A bunch of machines in an IT suite that I was revamping for a school, all tied together with serious steel cables, attached to the machines with some quite serious adhesive on a plate secured direct to the metal chassis of the machines.
Because they were all interlinked, and the cables padlocked together, you couldn't steal one without the one next to it, and so on. I thought it was going to be a nightmare of having to reimage them all in-situ or going through a bundle of different padlocks key endlessly to separate them, but I thought I'd give things a shot to see if there was an easier way.
I knew that you couldn't just pull the computers apart by brute force - I'd witnessed one fall to the floor hard and just dangle there by the plate/cable, and seen a few cursory demonstrations by big strong men trying to pull on them.
But every system has a weakness. In this case, the hefty metal plate that was epoxied in some manner to the chassis that everyone assumed was inseperable. Like with a maglock, it's not how strong it attaches when you pull laterally against the lock, it's how you can break that lateral surface area connection.
Turns out, a small flatblade screwdriver inserted into a tiny sliver of a gap between the chassis and plate, and then a small "twist" rotation of the head at normal hand strength would easily separate the two surfaces. Despite the fact that you could probably tie the offending articles to two vehicles driving in opposite directions and only ever snap the cables not the attachment, once you got the hang of it, you could literally walk down the row, stab, twist, stab, twist and fire the plates off the machines at high speed with nothing more than a basic hand tool and hand-tight motion. And no damage to the machines.
Headmaster of the school came past about 20 minutes after he'd said he'd go get me the keys, saw the pile of hefty steel cables and plates on the floor and his now "insecure" IT Suite and was flabbergasted. We never bothered to put them back on. (And, yes, I had permission to remove them if I could, before you ask).
If I found it, you can be sure anyone determined to steal those machines knew it too, even if they hadn't brought bolt-cutters.
Similarly, schools all used to just buy expensive projectors and dangle them from their high-ceilings on long-rods. In time, people became aware of the necessity of a "swing test". Literally, if you can't swing from the rod with your full weight then it only takes seconds to get the projector down and walk off with it. Sure, you'll damage the hell out of the ceilings/joists, but burglars tend not to care if they can walk out with £1000 of kit in ten seconds.

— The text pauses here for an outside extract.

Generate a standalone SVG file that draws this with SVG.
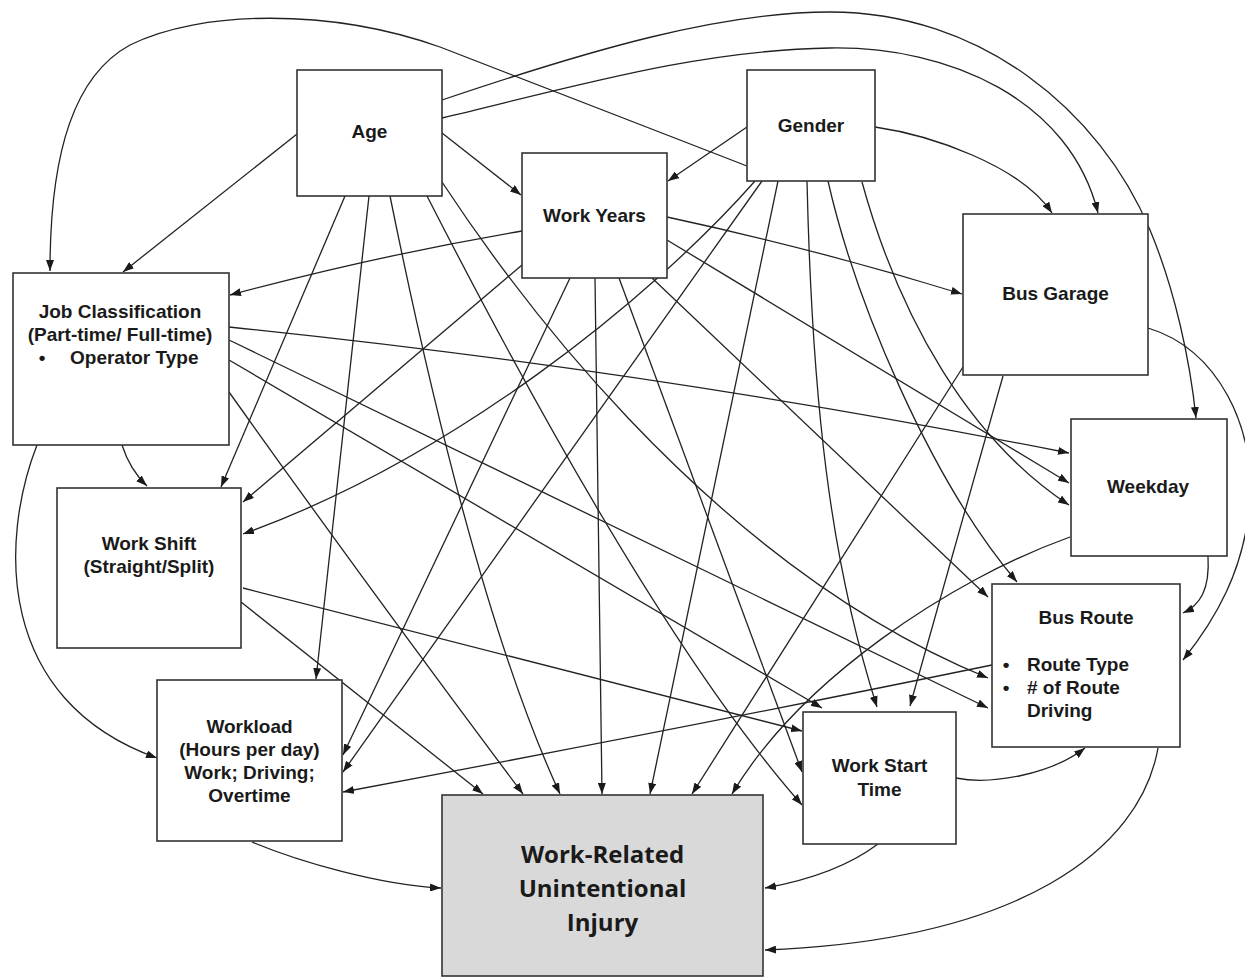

Despite then being told by several places that "our projectors have to survive a swing test", never did find anyone who even suggested it was possible to build or fit such an item if you're just attached to joists and your ceilings are 14 foot height, so the pole has to be at least 8 feet long. They learned quickly that leverage and brute-force beats ingenuity every time. After that, they started to buy projectors that were marked educational use only (destroying resale value on the main markets), had passcodes to stop them turning on, that weren't as valuable, or that mounted "short-throw" so at least the thieves only damaged a £50 bracket rather than created a £1000 ceiling repair for their insurers.